[Record set]

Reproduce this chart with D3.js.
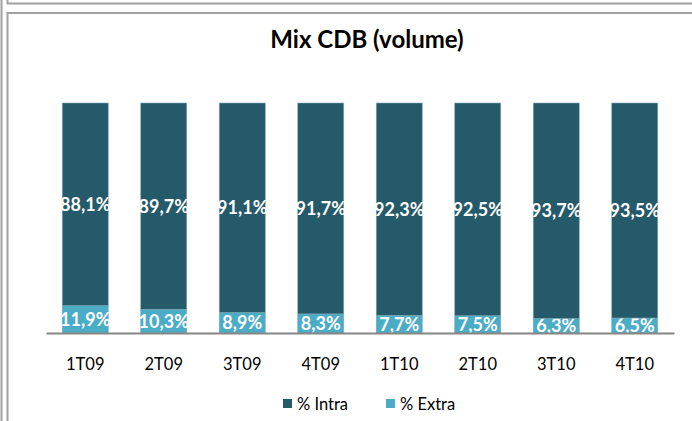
==
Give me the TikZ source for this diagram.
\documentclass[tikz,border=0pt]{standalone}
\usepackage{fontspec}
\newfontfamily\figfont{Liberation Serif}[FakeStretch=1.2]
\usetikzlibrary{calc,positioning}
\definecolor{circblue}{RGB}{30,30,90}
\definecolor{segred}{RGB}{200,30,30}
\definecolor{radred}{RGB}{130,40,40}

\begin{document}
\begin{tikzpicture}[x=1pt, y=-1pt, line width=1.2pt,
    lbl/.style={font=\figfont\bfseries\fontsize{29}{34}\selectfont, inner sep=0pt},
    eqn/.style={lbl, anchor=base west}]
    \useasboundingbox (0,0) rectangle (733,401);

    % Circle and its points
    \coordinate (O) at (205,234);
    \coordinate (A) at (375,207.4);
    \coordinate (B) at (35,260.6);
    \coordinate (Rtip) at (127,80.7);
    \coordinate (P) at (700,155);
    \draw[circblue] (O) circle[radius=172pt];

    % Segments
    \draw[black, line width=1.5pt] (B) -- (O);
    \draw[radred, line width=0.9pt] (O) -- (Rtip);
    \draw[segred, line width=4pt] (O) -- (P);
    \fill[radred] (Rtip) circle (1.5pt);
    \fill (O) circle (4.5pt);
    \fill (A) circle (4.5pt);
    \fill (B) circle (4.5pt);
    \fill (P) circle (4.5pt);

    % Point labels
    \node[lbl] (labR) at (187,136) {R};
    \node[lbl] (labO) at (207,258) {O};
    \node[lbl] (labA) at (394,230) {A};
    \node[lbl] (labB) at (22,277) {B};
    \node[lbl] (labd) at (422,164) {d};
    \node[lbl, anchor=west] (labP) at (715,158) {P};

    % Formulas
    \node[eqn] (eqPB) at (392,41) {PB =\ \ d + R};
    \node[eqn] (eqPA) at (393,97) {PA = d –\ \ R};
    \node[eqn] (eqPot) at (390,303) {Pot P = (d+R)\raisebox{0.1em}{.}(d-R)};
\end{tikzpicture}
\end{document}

[Requirements]
Every line containing the string "this" must be listed.

[Task result]
Reproduce this chart with D3.js.
Give me the TikZ source for this diagram.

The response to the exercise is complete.